[Supplied entries]
::::::::::
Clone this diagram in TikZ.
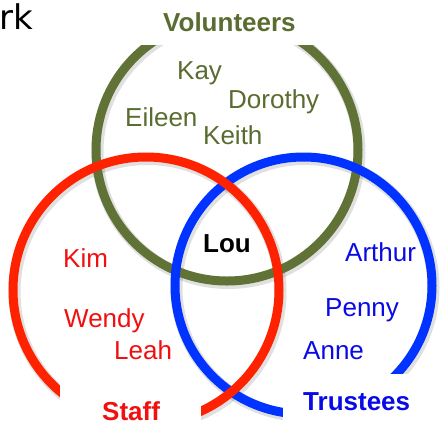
\documentclass[tikz,border=0pt]{standalone}
\usepackage{fontspec}
\setmainfont{Liberation Sans}
\newfontfamily\rkfont{DejaVu Sans}
\definecolor{olivec}{RGB}{96,114,54}
\definecolor{olivet}{RGB}{90,108,48}
\definecolor{redc}{RGB}{255,34,0}
\definecolor{redt}{RGB}{240,16,16}
\definecolor{bluec}{RGB}{0,51,255}
\definecolor{bluet}{RGB}{10,10,230}
\begin{document}
\begin{tikzpicture}[x=1pt,y=-1pt,
  ring/.style={circle,draw,line width=9pt,inner sep=0pt,outer sep=0pt},
  ringshadow/.style={circle,draw=black,draw opacity=0.12,line width=12pt,inner sep=0pt},
  maskbox/.style={fill=white,draw=none},
  nametext/.style={anchor=base west,inner sep=0pt,font=\fontsize{26}{30}\selectfont},
  titletext/.style={anchor=base west,inner sep=0pt,font=\fontsize{26}{30}\selectfont\bfseries}]
\useasboundingbox (0,0) rectangle (442,424);
\fill[white] (0,0) rectangle (442,424);
% shadows
\node[ringshadow,minimum size=262pt] (vs) at (228.5,152) {};
\node[ringshadow,minimum size=257pt] (ts) at (305,287.5) {};
\node[ringshadow,minimum size=266pt] (ss) at (147.5,292) {};
% circles
\node[ring,draw=olivec,minimum size=262pt] (vol) at (227,150) {};
\node[ring,draw=bluec,minimum size=257pt] (tru) at (303.5,285.5) {};
\node[ring,draw=redc,minimum size=266pt] (sta) at (146,290) {};
% masks
\path[maskbox] (100,-10) rectangle (360,45);
\path[maskbox] (60,383) rectangle (201,450);
\path[maskbox] (283,374) rectangle (460,450);
% titles
\node[titletext,text=olivet] (tvol) at (163,31) {Volunteers};
\node[titletext,text=redt] (tsta) at (102,420) {Staff};
\node[titletext,text=bluet] (ttru) at (303,410) {Trustees};
\node[titletext,text=black] (lou) at (203,252.5) {Lou};
% names
\node[nametext,text=olivet] (kay) at (177,79) {Kay};
\node[nametext,text=olivet] (dor) at (228,108) {Dorothy};
\node[nametext,text=olivet] (eil) at (125,126) {Eileen};
\node[nametext,text=olivet] (kei) at (203,144) {Keith};
\node[nametext,text=redt] (kim) at (63,267) {Kim};
\node[nametext,text=redt] (wen) at (64,327) {Wendy};
\node[nametext,text=redt] (lea) at (114,359) {Leah};
\node[nametext,text=bluet] (art) at (345,261) {Arthur};
\node[nametext,text=bluet] (pen) at (325,316) {Penny};
\node[nametext,text=bluet] (ann) at (303,359) {Anne};
% clipped heading
\node[anchor=base east,inner sep=0pt,font=\rkfont\fontsize{34}{40}\selectfont] (rk) at (33,29) {rk};
\end{tikzpicture}
\end{document}
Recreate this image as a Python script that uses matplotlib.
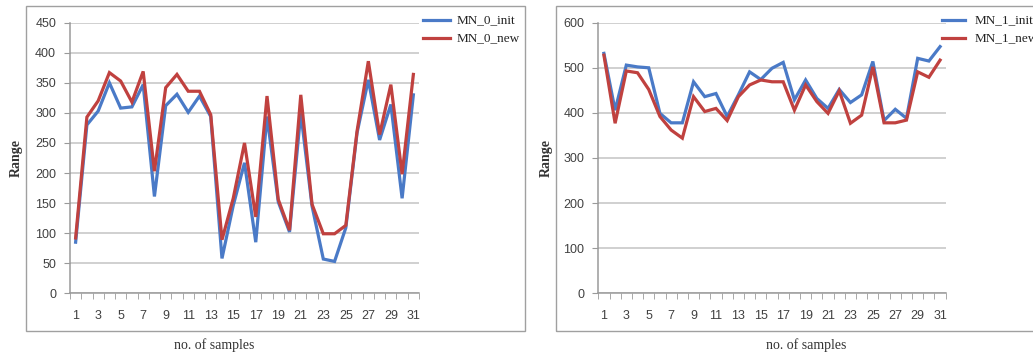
import matplotlib
matplotlib.use("Agg")
import matplotlib.pyplot as plt
from matplotlib.patches import Rectangle
import numpy as np

samples = list(range(1, 32))

mn0_init = [85, 280, 303, 350, 308, 310, 347, 161, 312, 331, 301, 328, 294, 58, 146, 217,
            85, 294, 152, 102, 300, 145, 57, 53, 109, 267, 355, 255, 314, 158, 330]
mn0_new = [92, 293, 320, 367, 353, 318, 369, 203, 342, 364, 336, 336, 297, 89, 158, 250,
           127, 328, 156, 105, 330, 148, 99, 99, 113, 270, 386, 264, 347, 198, 364]

mn1_init = [532, 406, 506, 502, 500, 399, 378, 378, 469, 436, 443, 392, 440, 491, 474, 499,
            512, 429, 473, 432, 410, 452, 423, 440, 514, 383, 408, 388, 521, 515, 547]
mn1_new = [528, 377, 493, 489, 452, 392, 362, 344, 436, 403, 410, 383, 436, 462, 473, 469,
           469, 406, 462, 425, 399, 449, 377, 395, 502, 378, 378, 384, 491, 479, 517]

panels = [
    dict(init=mn0_init, new=mn0_new, names=("MN_0_init", "MN_0_new"), ymax=450, ystep=50),
    dict(init=mn1_init, new=mn1_new, names=("MN_1_init", "MN_1_new"), ymax=600, ystep=100),
]

W, H = 1033, 355
fig = plt.figure(figsize=(W / 100, H / 100), dpi=100)

blue = "#4a7ac7"
red = "#c0413f"
grid_c = "#c4c4c4"
axis_c = "#9a9a9a"
tick_txt = "#404040"
serif = ["Liberation Serif", "DejaVu Serif"]
sans = ["Liberation Sans", "DejaVu Sans"]

ax_px = [(70, 419), (598.3, 945.7)]
frame_px = [(26, 525), (556, 1060)]
ylabel_x = [16, 546]
xlabel_x = [214, 806]
legend_px = [(423, 450, 457), (942, 965, 975)]
ybot, ytop = 293.3, 22.7

for i, p in enumerate(panels):
    x0, x1 = ax_px[i]
    ax = fig.add_axes([x0 / W, (H - ybot) / H, (x1 - x0) / W, (ybot - ytop) / H])
    n = len(samples)
    ax.plot(samples, p["init"], color=blue, lw=2.3, solid_joinstyle="miter", zorder=3)
    ax.plot(samples, p["new"], color=red, lw=2.3, solid_joinstyle="miter", zorder=4)
    ax.set_xlim(0.5, n + 0.5)
    ax.set_ylim(0, p["ymax"])
    ax.set_yticks(np.arange(0, p["ymax"] + 1, p["ystep"]))
    ax.yaxis.grid(True, color=grid_c, lw=1.1)
    ax.set_axisbelow(True)
    ax.set_xticks(samples[::2])
    ax.set_xticks(np.arange(0.5, n + 1, 1), minor=True)
    ax.tick_params(axis="x", which="major", length=0, pad=12, labelsize=9, labelcolor=tick_txt)
    ax.tick_params(axis="x", which="minor", length=4, color=axis_c, direction="out")
    ax.tick_params(axis="y", length=4, color=axis_c, pad=6, labelsize=9, labelcolor=tick_txt)
    for lab in ax.get_xticklabels() + ax.get_yticklabels():
        lab.set_family(sans)
    for s in ("top", "right"):
        ax.spines[s].set_visible(False)
    for s in ("left", "bottom"):
        ax.spines[s].set_color(axis_c)
        ax.spines[s].set_linewidth(1.1)

    fx0, fx1 = frame_px[i]
    fig.patches.append(Rectangle((fx0 / W, (H - 331) / H), (fx1 - fx0) / W, (331 - 6) / H,
                                 transform=fig.transFigure, fill=False, ec="#a0a0a0", lw=1.0,
                                 clip_on=False))
    fig.text(ylabel_x[i] / W, (H - 158) / H, "Range", rotation=90, ha="center", va="center",
             family=serif, fontsize=10, fontweight="bold", color="#333333")
    fig.text(xlabel_x[i] / W, (H - 345) / H, "no. of samples", ha="center", va="center",
             family=serif, fontsize=10, color="#333333")
    lx0, lx1, tx = legend_px[i]
    for yy, c, name in ((20, blue, p["names"][0]), (38, red, p["names"][1])):
        fig.lines.append(plt.Line2D([lx0 / W, lx1 / W], [(H - yy) / H] * 2, color=c, lw=2.3,
                                    transform=fig.transFigure))
        fig.text(tx / W, (H - yy) / H, name, ha="left", va="center", family=serif,
                 fontsize=9.5, color="#222222")

fig.savefig("out.png", dpi=100, facecolor="white")
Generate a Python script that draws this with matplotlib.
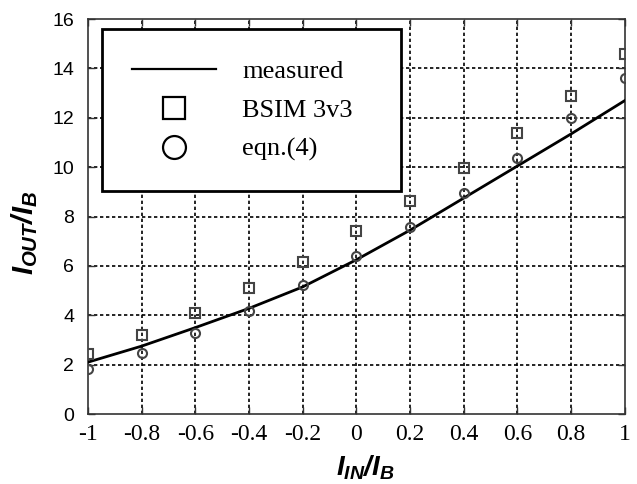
import matplotlib.pyplot as plt
import numpy as np
from matplotlib.lines import Line2D

plt.rcParams['axes.unicode_minus'] = False
plt.rcParams['mathtext.fontset'] = 'custom'
plt.rcParams['mathtext.it'] = 'Liberation Sans:bold:italic'
plt.rcParams['mathtext.rm'] = 'Liberation Sans:bold:italic'

# normalized input current I_IN/I_B
x_in = np.array([-1.0, -0.8, -0.6, -0.4, -0.2, 0.0, 0.2, 0.4, 0.6, 0.8, 1.0])

# output current I_OUT/I_B
measured = np.array([2.1, 2.75, 3.5, 4.28, 5.15, 6.25, 7.45, 8.75, 10.05, 11.35, 12.7])
bsim = np.array([2.43, 3.2, 4.1, 5.09, 6.14, 7.4, 8.61, 9.97, 11.4, 12.9, 14.57])
eqn4 = np.array([1.81, 2.48, 3.29, 4.18, 5.22, 6.4, 7.58, 8.96, 10.39, 12.0, 13.6])

x_ticks = [-1, -0.8, -0.6, -0.4, -0.2, 0, 0.2, 0.4, 0.6, 0.8, 1]
x_tick_labels = ['-1', '-0.8', '-0.6', '-0.4', '-0.2', '0', '0.2', '0.4', '0.6', '0.8', '1']
y_ticks = [0, 2, 4, 6, 8, 10, 12, 14, 16]

fig = plt.figure(figsize=(6.37, 4.84), dpi=100)
ax = fig.add_axes([0.138, 0.1446, 0.843, 0.816])

# grid (dashed, only interior lines)
for gx in x_ticks[1:-1]:
    ax.axvline(gx, color='black', lw=1.2, ls=(0, (2, 1.6)), zorder=1)
for gy in y_ticks[1:-1]:
    ax.axhline(gy, color='black', lw=1.2, ls=(0, (2, 1.6)), zorder=1)

ax.plot(x_in, measured, color='black', lw=2.0, zorder=3)
ax.plot(x_in, bsim, ls='none', marker='s', ms=6.5, mfc='none', mec='#444444', mew=1.5, zorder=4)
ax.plot(x_in, eqn4, ls='none', marker='o', ms=6.5, mfc='none', mec='#444444', mew=1.5, zorder=4)

ax.set_xlim(-1, 1)
ax.set_ylim(0, 16)
ax.set_xticks(x_ticks)
ax.set_xticklabels(x_tick_labels, family='Liberation Serif', fontsize=17)
ax.set_yticks(y_ticks)
ax.set_yticklabels([str(v) for v in y_ticks], family='Liberation Sans', fontsize=14)
ax.tick_params(direction='in', length=5, width=1, top=True, right=True, colors='#333333', labelcolor='black')
ax.tick_params(axis='x', pad=7)
ax.tick_params(axis='y', pad=10)
for sp in ax.spines.values():
    sp.set_color('#333333')
    sp.set_linewidth(1.2)

ax.set_xlabel(r'$I_{IN}/I_B$', fontsize=20)
ax.set_ylabel(r'$I_{OUT}/I_B$', fontsize=21)
ax.xaxis.set_label_coords(0.516, -0.137)
ax.xaxis.label.set_va('center')
ax.yaxis.set_label_coords(-0.117, 0.458)
ax.yaxis.label.set_va('center')

handles = [
    Line2D([], [], color='black', lw=1.6),
    Line2D([], [], ls='none', marker='s', ms=16.5, mfc='none', mec='black', mew=1.6),
    Line2D([], [], ls='none', marker='o', ms=16.5, mfc='none', mec='black', mew=1.6),
]
leg = ax.legend(handles, ['measured', 'BSIM 3v3', 'eqn.(4)'], loc='upper left',
                bbox_to_anchor=(0.0255, 0.0, 0.5575, 0.974), mode='expand',
                prop={'family': 'Liberation Serif', 'size': 19},
                fancybox=False, framealpha=1, edgecolor='black', borderpad=1.14,
                handlelength=3.2, handletextpad=0.98, labelspacing=0.59, borderaxespad=0)
leg.get_frame().set_linewidth(2.0)
leg.set_zorder(5)

fig.savefig('out.png', dpi=100)
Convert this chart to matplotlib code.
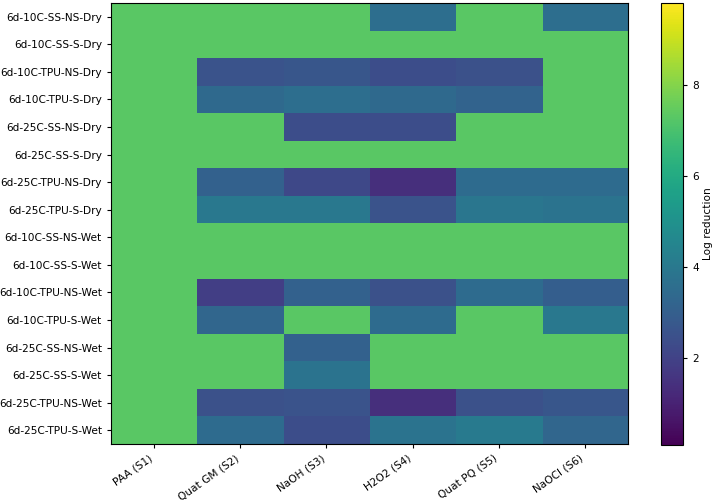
import numpy as np
import matplotlib
matplotlib.use("Agg")
import matplotlib.pyplot as plt

rows = ["6d-10C-SS-NS-Dry", "6d-10C-SS-S-Dry", "6d-10C-TPU-NS-Dry", "6d-10C-TPU-S-Dry",
        "6d-25C-SS-NS-Dry", "6d-25C-SS-S-Dry", "6d-25C-TPU-NS-Dry", "6d-25C-TPU-S-Dry",
        "6d-10C-SS-NS-Wet", "6d-10C-SS-S-Wet", "6d-10C-TPU-NS-Wet", "6d-10C-TPU-S-Wet",
        "6d-25C-SS-NS-Wet", "6d-25C-SS-S-Wet", "6d-25C-TPU-NS-Wet", "6d-25C-TPU-S-Wet"]
cols = ["PAA (S1)", "Quat GM (S2)", "NaOH (S3)", "H2O2 (S4)", "Quat PQ (S5)", "NaOCl (S6)"]

G = 7.3
paa     = [G, G, G, G, G, G, G, G, G, G, G, G, G, G, G, G]
quat_gm = [G, G, 2.6, 3.4, G, G, 3.1, 4.0, G, G, 1.9, 3.3, G, G, 2.5, 3.5]
naoh    = [G, G, 2.7, 3.6, 2.4, G, 2.2, 4.0, G, G, 3.1, G, 3.1, 3.8, 2.6, 2.4]
h2o2    = [3.6, G, 2.4, 3.4, 2.4, G, 1.4, 2.6, G, G, 2.5, 3.5, G, G, 1.4, 3.8]
quat_pq = [G, G, 2.5, 3.2, G, G, 3.5, 3.9, G, G, 3.5, G, G, G, 2.5, 4.1]
naocl   = [3.6, G, G, G, G, G, 3.5, 3.8, G, G, 3.0, 4.0, G, G, 2.7, 3.3]

data = np.array([paa, quat_gm, naoh, h2o2, quat_pq, naocl]).T

fig = plt.figure(figsize=(7.14, 5.0), dpi=100)
ax = fig.add_axes([0.1555, 0.112, 0.7241, 0.882])
cax = fig.add_axes([0.9258, 0.110, 0.0308, 0.884])
im = ax.imshow(data, cmap="viridis", aspect="auto", vmin=0.1, vmax=9.8)
ax.set_xticks(range(len(cols)))
ax.set_xticklabels(cols, rotation=35, ha="right", fontsize=7.6)
ax.set_yticks(range(len(rows)))
ax.set_yticklabels(rows, fontsize=7.6)
ax.tick_params(length=3)
cb = fig.colorbar(im, cax=cax)
cb.set_label("Log reduction", fontsize=7.6, labelpad=3)
cb.set_ticks([2, 4, 6, 8])
cb.ax.tick_params(labelsize=7.6, length=3)
fig.savefig("out.png", dpi=100)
::::::::::
Only the lines between the line with "Convert this chart to matplotlib code." and the line with "data = np.array([paa, quat_gm, naoh, h2o2, quat_pq, naocl]).T", inclusive, should be reproduced, exactly as written and without pictures.

Convert this chart to matplotlib code.
import numpy as np
import matplotlib
matplotlib.use("Agg")
import matplotlib.pyplot as plt

rows = ["6d-10C-SS-NS-Dry", "6d-10C-SS-S-Dry", "6d-10C-TPU-NS-Dry", "6d-10C-TPU-S-Dry",
        "6d-25C-SS-NS-Dry", "6d-25C-SS-S-Dry", "6d-25C-TPU-NS-Dry", "6d-25C-TPU-S-Dry",
        "6d-10C-SS-NS-Wet", "6d-10C-SS-S-Wet", "6d-10C-TPU-NS-Wet", "6d-10C-TPU-S-Wet",
        "6d-25C-SS-NS-Wet", "6d-25C-SS-S-Wet", "6d-25C-TPU-NS-Wet", "6d-25C-TPU-S-Wet"]
cols = ["PAA (S1)", "Quat GM (S2)", "NaOH (S3)", "H2O2 (S4)", "Quat PQ (S5)", "NaOCl (S6)"]

G = 7.3
paa     = [G, G, G, G, G, G, G, G, G, G, G, G, G, G, G, G]
quat_gm = [G, G, 2.6, 3.4, G, G, 3.1, 4.0, G, G, 1.9, 3.3, G, G, 2.5, 3.5]
naoh    = [G, G, 2.7, 3.6, 2.4, G, 2.2, 4.0, G, G, 3.1, G, 3.1, 3.8, 2.6, 2.4]
h2o2    = [3.6, G, 2.4, 3.4, 2.4, G, 1.4, 2.6, G, G, 2.5, 3.5, G, G, 1.4, 3.8]
quat_pq = [G, G, 2.5, 3.2, G, G, 3.5, 3.9, G, G, 3.5, G, G, G, 2.5, 4.1]
naocl   = [3.6, G, G, G, G, G, 3.5, 3.8, G, G, 3.0, 4.0, G, G, 2.7, 3.3]

data = np.array([paa, quat_gm, naoh, h2o2, quat_pq, naocl]).T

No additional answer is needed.